Claim: "We like the way (the polls are) going. It's going pretty rapidly toward zero. … Negatives do work. Although people regardless of age say they don't like negative ads, they can work."

FACT: True. Negatives do work. O'Malley's campaign has been flooding the airwaves with negative ads about Ehrlich's leadership. The polls may have been tighter when Ehrlich answered this question, but The Baltimore Sun's latest survey, released on Sunday, showed that O'Malley has expanded his lead to 14 points.

Claim: "I'm certainly not going to put up with (race baiting) from the guy who supervised the mass arrests of a lot of innocent people in Baltimore city."

FACT: True, regarding the mass arrests. When O'Malley was mayor of Baltimore his police department implemented zero-tolerance policing practices that led to the arrests of thousands who were never charged with crimes. The ACLU and the NAACP sued and won a settlement of $870,000 for practices that the city abandoned after O'Malley became governor. O'Malley's response: stricter law enforcement measures ushered in a decade of rapidly declining crime in Baltimore between the time he took office in December 1999 and left two terms later.

Whether O'Malley has been "race baiting" in the campaign is open to interpretation.
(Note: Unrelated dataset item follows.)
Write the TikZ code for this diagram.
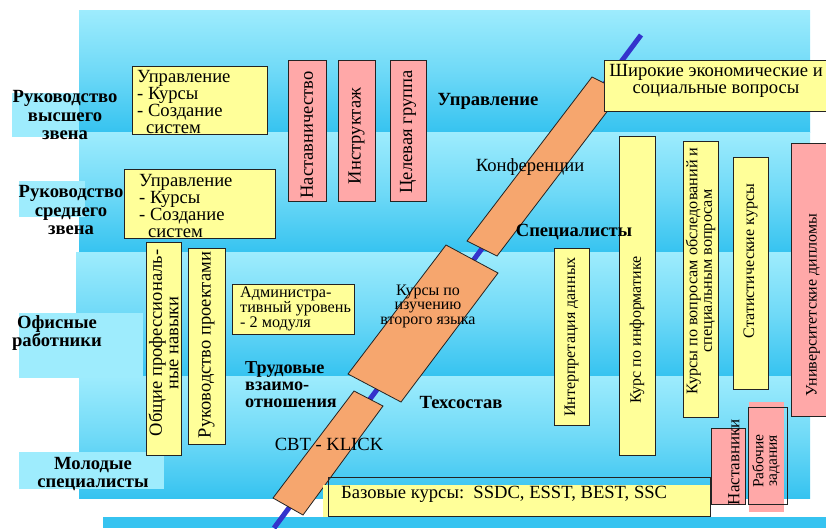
\documentclass[tikz,border=0pt]{standalone}
\usepackage{fontspec}
\setmainfont{Liberation Serif}
\definecolor{bandL}{RGB}{158,236,253}
\definecolor{bandD}{RGB}{54,195,240}
\definecolor{yel}{RGB}{255,255,153}
\definecolor{pnk}{RGB}{255,168,168}
\definecolor{org}{RGB}{246,166,110}
\definecolor{blu}{RGB}{51,51,204}
\definecolor{edge}{RGB}{35,35,35}
\newcommand\fN{\fontsize{18.6}{17}\selectfont}
\newcommand\fS{\fontsize{16.2}{14.4}\selectfont}
\newcommand\fT{\fontsize{16}{14.5}\selectfont}
\newcommand\fV{\fontsize{18.5}{16.5}\selectfont}
\newcommand\fR{\fontsize{16}{14}\selectfont}
\newcommand\fW{\fontsize{17}{14}\selectfont}
\newcommand\fX{\fontsize{15.5}{13.5}\selectfont}
\newcommand\fB{\fontsize{18.6}{18.6}\selectfont\bfseries}
\newcommand\fBt{\fontsize{18.2}{17}\selectfont\bfseries}
\tikzset{
  band/.style={top color=bandL, bottom color=bandD, middle color=bandL!55!bandD},
  ybox/.style={fill=yel, draw=edge, line width=0.8pt},
  pbox/.style={fill=pnk, draw=edge, line width=0.8pt},
  obox/.style={fill=org, draw=edge, line width=0.8pt},
  txt/.style={inner sep=0pt, font=\fN, align=center},
  btxt/.style={inner sep=0pt, font=\fB, align=center},
  vtxt/.style={inner sep=0pt, font=\fV, align=center, rotate=90},
}
\begin{document}
\begin{tikzpicture}[x=1pt,y=-1pt]
\useasboundingbox (0,0) rectangle (826,528);
\clip (0,0) rectangle (826,528);
% background bands
\shade[band] (79,10) rectangle (810,132);
\shade[band] (79,132) rectangle (810,252.5);
\shade[band] (76,252.5) rectangle (810,376);
\shade[band] (79,376) rectangle (810,498);
\fill[bandD] (103,517) rectangle (826,528);
% label backgrounds
\fill[bandL] (12,93) rectangle (79,137);
\fill[bandL] (19,181) rectangle (85,217);
\fill[bandL] (19,313) rectangle (143,378);
\fill[bandL] (19,452) rectangle (164,489);
% diagonal line
\coordinate (ltop) at (641,35);
\coordinate (lbot) at (274,528);
\draw[blu, line width=5pt] (ltop) -- (lbot);
% orange bars
\draw[obox] (592,77) -- (622,92) -- (497,256) -- (467,241) -- cycle;
\draw[obox] (446,245) -- (498,273) -- (401,402) -- (348,374) -- cycle;
\draw[obox] (354,391) -- (383,406) -- (303,515) -- (273,498) -- cycle;
% yellow boxes
\draw[ybox] (132,66) rectangle (267,134);
\draw[ybox] (124,169) rectangle (275,238);
\draw[ybox] (232,284) rectangle (354,334);
\draw[ybox] (604,60) rectangle (832,111);
\draw[ybox] (146,242) rectangle (181,455);
\draw[ybox] (188,248) rectangle (225,444);
\draw[ybox] (554,248) rectangle (589,425);
\draw[ybox] (619,136) rectangle (655,455);
\draw[ybox] (683,141) rectangle (718,417);
\draw[ybox] (733,157) rectangle (768,389);
\fill[yel] (323,485) rectangle (710,517);
\draw[edge, line width=0.8pt] (328,477) rectangle (710,516);
% pink boxes
\draw[pbox] (288,60) rectangle (326,201);
\draw[pbox] (338,60) rectangle (375,201);
\draw[pbox] (390,60) rectangle (426,201);
\draw[pbox] (791,143) rectangle (832,416);
\draw[pbox] (711,428) rectangle (745,504);
\fill[pnk] (749,402) rectangle (784,512);
\draw[edge, line width=0.8pt] (748,407) rectangle (787,504);
% left labels
\node[btxt] (l1) at (65,115) {Руководство\\высшего\\звена};
\node[btxt] (l2) at (71,210) {Руководство\\среднего\\звена};
\node[btxt] (l3) at (57,333) {Офисные\\работники};
\node[btxt] (l4) at (93,474) {Молодые\\специалисты};
% texts in horizontal boxes
\node[txt, align=left, anchor=west] (u1) at (137,101.5) {Управление\\- Курсы\\- Создание\\\hspace*{9pt}систем};
\node[txt, align=left, anchor=west] (u2) at (139,205.5) {Управление\\- Курсы\\- Создание\\\hspace*{9pt}систем};
\node[txt, align=left, anchor=west, font=\fS] (adm) at (240,308.5) {Администра-\\тивный уровень\\- 2 модуля};
\node[txt] (shir) at (716,81) {Широкие экономические и\\социальные вопросы};
\node[txt, anchor=west] (base) at (341,494) {Базовые курсы:\ \ SSDC, ESST, BEST, SSC};
% free labels
\node[btxt] (upr) at (488,101) {Управление};
\node[txt] (konf) at (530,167) {Конференции};
\node[btxt] (spec) at (574,232) {Специалисты};
\node[btxt, font=\fBt, align=left, anchor=west] (trud) at (245,385) {Трудовые\\взаимо-\\отношения};
\node[btxt] (tech) at (461,402) {Техсостав};
\node[txt] (cbt) at (329,444) {CBT - KLICK};
\node[txt, font=\fT] (lang) at (428,306) {Курсы по\\изучению\\второго языка};
% vertical texts
\node[vtxt] (v1) at (307,135) {Наставничество};
\node[vtxt] (v2) at (356.5,136) {Инструктаж};
\node[vtxt] (v3) at (408,132) {Целевая группа};
\node[vtxt] (v4) at (163.5,343) {Общие профессиональ-\\ные навыки};
\node[vtxt] (v5) at (206.5,345) {Руководство проектами};
\node[vtxt, font=\fR] (v6) at (571.5,337) {Интерпретация данных};
\node[vtxt, font=\fR] (v7) at (637,330) {Курс по информатике};
\node[vtxt, font=\fS] (v8) at (700.5,271) {Курсы по вопросам обследований и\\специальным вопросам};
\node[vtxt, font=\fR] (v9) at (750.5,261) {Статистические курсы};
\node[vtxt, font=\fR] (v10) at (813,305) {Университетские дипломы};
\node[vtxt, font=\fW] (v11) at (734,462) {Наставники};
\node[vtxt, font=\fX] (v12) at (766,461) {Рабочие\\задания};
\end{tikzpicture}
\end{document}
Washington Examiner Columnist Gregory Kane, a longtime conservative observer of O'Malley, said the governor has played the race card in this year's election when the governor said this about Ehrlich: "I'm tired of people putting down the achievements of poor children and children of color." O'Malley went on to accuse Ehrlich of talking "in very coded language about the kids who aren't succeeding."

Kane wrote that O'Malley's comments were meant to "pander to black voters, specifically in Prince George's County and (his) home base in Baltimore.

But Kane and Ehrlich seem to be the only ones who took offense to O'Malley's comments.

Claim: "Last time, it was, people could not wait to vote against the war and Republicans. This time I think people are going to vote for jobs."  

FACT: True. The war did drive Democrats to turn out in the 2008 election that ushered in a Democratic sweep with the victory of President Obama and a Democratically-controlled Congress. The sluggish economy, however, appears to be the main reason why incumbent Democrats are expected to see big losses on Nov. 2.